** Begin DATASET SECTION **

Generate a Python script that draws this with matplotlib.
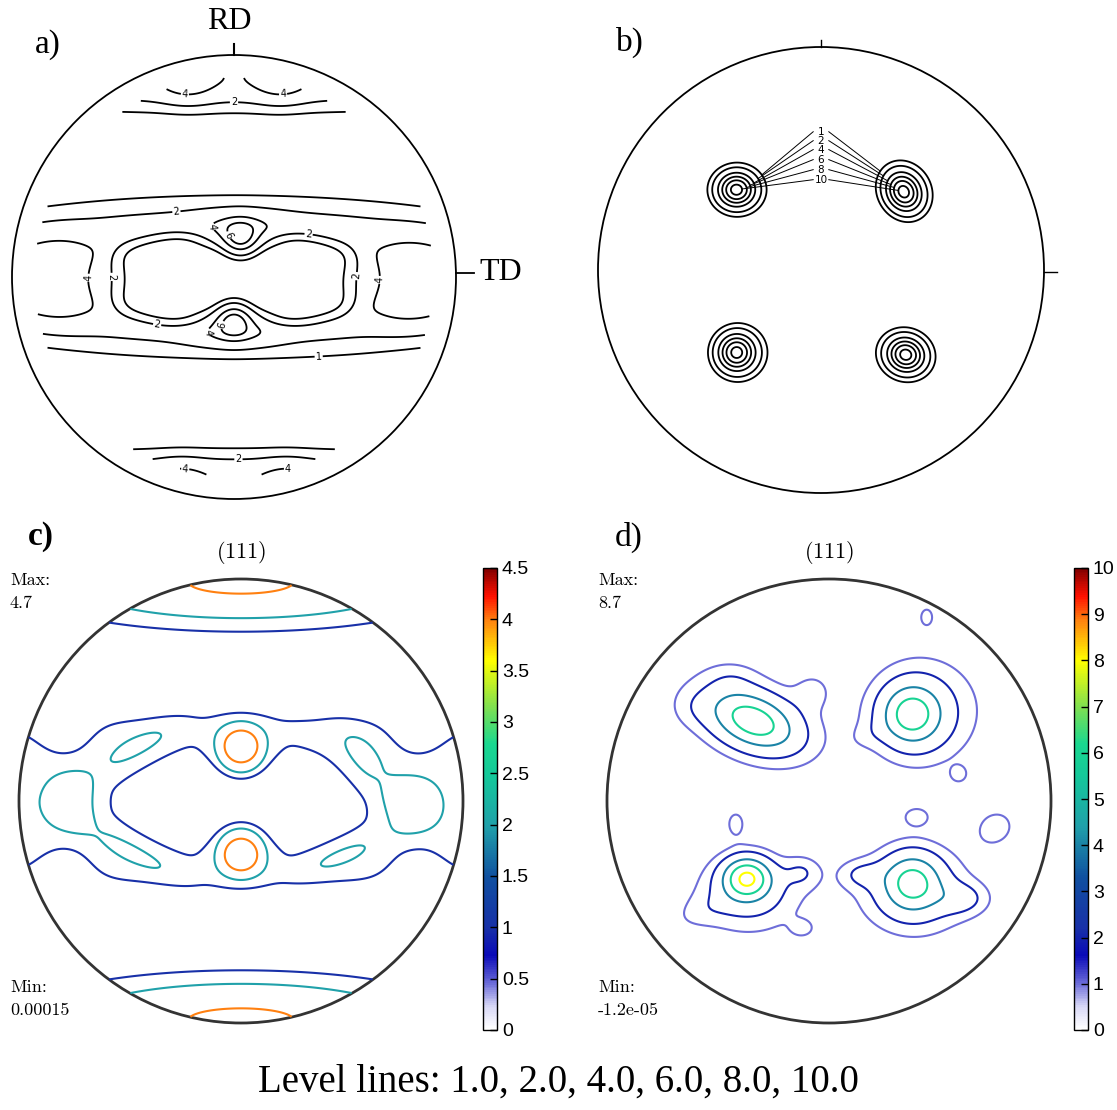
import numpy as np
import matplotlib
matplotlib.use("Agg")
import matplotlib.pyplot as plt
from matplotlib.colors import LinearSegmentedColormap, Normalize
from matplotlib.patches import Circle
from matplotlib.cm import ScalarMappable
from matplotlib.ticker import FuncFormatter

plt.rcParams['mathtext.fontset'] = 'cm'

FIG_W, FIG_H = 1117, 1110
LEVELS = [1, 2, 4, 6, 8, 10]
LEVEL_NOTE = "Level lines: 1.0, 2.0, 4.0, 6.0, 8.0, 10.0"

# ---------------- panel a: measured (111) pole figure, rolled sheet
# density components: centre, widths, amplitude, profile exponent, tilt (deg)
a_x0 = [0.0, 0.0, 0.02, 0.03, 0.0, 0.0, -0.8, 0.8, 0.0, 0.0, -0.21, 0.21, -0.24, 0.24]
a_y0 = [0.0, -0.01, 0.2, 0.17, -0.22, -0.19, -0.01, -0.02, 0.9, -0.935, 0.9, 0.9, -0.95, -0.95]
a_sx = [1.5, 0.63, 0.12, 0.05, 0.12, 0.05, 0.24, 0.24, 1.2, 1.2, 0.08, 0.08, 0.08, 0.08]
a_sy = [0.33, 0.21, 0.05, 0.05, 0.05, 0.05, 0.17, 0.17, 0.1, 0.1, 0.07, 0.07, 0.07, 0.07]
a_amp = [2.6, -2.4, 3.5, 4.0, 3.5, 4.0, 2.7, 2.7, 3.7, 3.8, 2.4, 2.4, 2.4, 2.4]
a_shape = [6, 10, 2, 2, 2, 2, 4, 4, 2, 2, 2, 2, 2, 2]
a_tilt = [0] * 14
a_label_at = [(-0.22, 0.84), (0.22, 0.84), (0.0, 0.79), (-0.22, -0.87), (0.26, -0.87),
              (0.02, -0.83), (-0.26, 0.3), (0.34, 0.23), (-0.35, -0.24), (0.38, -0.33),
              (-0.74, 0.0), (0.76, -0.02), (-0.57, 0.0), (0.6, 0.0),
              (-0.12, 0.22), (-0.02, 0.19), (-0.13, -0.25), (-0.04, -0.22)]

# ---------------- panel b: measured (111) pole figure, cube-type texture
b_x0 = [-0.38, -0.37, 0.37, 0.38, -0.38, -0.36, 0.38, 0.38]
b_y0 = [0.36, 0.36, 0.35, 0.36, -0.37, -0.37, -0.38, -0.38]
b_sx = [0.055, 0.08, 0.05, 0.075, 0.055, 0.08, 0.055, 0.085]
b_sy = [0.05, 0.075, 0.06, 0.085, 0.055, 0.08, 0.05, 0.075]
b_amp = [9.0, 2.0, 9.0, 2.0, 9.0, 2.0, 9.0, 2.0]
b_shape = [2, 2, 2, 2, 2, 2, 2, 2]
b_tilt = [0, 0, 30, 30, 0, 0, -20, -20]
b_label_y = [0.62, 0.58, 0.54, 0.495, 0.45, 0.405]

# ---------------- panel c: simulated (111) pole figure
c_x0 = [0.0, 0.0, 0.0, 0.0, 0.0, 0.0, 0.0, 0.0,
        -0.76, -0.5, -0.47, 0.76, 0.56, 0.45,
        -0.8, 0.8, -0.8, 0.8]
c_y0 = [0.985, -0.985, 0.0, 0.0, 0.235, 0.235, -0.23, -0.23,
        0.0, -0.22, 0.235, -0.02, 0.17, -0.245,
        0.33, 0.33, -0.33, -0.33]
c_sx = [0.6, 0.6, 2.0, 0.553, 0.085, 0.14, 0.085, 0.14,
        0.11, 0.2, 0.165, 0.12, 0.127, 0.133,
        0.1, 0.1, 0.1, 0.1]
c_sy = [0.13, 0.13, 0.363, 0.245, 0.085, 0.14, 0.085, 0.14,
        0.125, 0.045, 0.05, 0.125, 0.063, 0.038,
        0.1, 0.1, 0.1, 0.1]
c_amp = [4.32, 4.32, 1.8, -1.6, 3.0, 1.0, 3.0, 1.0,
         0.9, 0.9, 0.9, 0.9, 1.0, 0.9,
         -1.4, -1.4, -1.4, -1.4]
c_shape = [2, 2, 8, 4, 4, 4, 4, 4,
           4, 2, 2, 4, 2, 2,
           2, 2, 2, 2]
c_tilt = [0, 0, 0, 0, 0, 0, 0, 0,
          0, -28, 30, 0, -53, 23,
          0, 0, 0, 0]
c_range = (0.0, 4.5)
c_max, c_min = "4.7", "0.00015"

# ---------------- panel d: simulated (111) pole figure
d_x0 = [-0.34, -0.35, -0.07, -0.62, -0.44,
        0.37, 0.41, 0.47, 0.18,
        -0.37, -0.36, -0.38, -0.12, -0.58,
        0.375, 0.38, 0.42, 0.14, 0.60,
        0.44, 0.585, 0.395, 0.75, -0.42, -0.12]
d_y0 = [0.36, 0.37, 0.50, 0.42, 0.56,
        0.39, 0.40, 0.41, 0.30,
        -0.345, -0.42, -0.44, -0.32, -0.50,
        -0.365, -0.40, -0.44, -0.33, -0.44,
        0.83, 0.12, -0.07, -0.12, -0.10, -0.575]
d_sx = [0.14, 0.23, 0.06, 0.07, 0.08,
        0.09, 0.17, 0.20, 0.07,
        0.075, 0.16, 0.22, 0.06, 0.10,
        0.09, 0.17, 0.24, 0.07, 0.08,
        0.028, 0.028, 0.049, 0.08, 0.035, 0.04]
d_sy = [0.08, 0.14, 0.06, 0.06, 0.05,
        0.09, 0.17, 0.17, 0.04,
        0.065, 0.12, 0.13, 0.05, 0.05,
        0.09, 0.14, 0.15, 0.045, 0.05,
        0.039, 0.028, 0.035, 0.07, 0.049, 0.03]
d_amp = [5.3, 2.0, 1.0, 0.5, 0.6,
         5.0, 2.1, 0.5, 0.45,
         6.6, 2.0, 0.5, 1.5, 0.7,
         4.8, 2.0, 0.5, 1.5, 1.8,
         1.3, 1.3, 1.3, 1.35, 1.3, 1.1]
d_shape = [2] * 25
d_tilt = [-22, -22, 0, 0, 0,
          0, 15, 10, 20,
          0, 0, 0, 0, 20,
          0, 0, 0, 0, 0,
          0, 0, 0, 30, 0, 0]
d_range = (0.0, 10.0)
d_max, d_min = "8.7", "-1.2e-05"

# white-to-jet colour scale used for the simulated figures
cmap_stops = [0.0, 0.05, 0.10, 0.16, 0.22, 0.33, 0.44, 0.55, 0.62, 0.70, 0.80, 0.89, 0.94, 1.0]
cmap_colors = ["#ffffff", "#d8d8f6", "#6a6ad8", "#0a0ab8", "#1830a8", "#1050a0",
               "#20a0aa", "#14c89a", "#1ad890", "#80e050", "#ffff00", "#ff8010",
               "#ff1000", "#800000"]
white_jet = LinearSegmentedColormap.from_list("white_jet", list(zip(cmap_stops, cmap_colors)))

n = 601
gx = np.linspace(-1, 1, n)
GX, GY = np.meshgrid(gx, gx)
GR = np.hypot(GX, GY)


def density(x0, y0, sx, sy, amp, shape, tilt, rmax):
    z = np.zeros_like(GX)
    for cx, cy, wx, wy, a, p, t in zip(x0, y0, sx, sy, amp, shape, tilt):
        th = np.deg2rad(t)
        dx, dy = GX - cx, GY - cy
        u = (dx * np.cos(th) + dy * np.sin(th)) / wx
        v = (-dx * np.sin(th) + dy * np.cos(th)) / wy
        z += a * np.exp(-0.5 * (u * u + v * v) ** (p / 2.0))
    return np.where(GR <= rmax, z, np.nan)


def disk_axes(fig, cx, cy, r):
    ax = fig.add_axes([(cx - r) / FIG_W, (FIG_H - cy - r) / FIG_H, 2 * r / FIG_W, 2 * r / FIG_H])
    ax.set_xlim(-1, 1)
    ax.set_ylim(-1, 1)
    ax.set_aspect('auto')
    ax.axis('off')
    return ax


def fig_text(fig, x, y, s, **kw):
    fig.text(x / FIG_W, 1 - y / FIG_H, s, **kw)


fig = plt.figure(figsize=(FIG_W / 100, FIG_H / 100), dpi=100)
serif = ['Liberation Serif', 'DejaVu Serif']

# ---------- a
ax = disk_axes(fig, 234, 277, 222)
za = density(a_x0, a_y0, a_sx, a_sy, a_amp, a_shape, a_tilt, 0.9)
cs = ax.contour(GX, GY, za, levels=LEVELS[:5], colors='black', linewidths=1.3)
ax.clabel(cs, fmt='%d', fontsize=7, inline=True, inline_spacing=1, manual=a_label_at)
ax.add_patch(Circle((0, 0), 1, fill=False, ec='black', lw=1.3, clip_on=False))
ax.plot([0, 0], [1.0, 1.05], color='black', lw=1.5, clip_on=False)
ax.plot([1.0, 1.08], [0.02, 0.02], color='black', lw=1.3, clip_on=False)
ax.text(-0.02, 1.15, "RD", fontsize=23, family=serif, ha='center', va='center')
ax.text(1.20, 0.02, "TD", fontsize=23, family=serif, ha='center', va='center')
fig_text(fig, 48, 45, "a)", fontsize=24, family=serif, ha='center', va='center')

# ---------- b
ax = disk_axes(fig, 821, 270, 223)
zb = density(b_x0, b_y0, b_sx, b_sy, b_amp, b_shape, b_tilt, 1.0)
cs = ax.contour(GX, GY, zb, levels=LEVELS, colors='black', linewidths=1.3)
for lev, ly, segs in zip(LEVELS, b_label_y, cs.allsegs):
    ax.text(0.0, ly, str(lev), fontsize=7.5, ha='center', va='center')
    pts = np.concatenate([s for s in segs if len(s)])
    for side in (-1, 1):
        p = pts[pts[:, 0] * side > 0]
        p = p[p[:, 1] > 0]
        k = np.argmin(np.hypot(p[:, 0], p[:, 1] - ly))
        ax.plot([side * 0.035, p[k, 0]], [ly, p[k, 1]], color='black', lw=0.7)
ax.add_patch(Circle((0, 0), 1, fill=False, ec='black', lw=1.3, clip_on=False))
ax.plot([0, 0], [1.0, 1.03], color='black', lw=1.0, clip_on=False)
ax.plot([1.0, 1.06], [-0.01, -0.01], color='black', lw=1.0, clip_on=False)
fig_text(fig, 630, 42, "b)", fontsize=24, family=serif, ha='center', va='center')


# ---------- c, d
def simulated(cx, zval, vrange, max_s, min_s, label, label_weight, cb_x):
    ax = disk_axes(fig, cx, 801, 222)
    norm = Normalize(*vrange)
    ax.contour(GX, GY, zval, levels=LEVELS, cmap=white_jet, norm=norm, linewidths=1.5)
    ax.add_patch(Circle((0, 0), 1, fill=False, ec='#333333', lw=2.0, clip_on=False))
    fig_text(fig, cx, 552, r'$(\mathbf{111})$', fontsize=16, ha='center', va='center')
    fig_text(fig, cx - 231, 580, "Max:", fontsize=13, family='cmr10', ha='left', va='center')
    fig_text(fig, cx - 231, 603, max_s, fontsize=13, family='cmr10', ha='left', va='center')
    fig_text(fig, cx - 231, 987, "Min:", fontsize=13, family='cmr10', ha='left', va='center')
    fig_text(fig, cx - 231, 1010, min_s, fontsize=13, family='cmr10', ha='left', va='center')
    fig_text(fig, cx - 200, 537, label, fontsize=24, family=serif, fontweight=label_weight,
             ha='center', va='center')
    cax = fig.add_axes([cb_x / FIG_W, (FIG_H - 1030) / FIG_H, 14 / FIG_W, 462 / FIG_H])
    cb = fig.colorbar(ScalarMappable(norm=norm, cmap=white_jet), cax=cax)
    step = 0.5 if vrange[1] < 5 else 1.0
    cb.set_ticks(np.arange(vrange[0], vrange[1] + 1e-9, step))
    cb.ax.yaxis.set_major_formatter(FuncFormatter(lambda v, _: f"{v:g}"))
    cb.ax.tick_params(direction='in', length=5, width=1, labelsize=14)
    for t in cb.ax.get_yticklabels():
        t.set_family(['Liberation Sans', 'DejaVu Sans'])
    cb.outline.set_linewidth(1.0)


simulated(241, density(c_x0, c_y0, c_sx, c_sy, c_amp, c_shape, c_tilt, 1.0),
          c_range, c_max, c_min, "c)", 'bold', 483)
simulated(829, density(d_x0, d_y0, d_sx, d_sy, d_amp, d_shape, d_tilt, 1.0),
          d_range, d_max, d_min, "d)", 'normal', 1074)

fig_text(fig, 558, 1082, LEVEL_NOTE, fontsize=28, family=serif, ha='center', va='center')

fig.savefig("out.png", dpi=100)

** End DATASET SECTION **

REQUIRED WORK — Find the lines with the string "matplotlib" and reproduce them.

THE RESPONSE —
Generate a Python script that draws this with matplotlib.
import matplotlib
matplotlib.use("Agg")
import matplotlib.pyplot as plt
from matplotlib.colors import LinearSegmentedColormap, Normalize
from matplotlib.patches import Circle
from matplotlib.cm import ScalarMappable
from matplotlib.ticker import FuncFormatter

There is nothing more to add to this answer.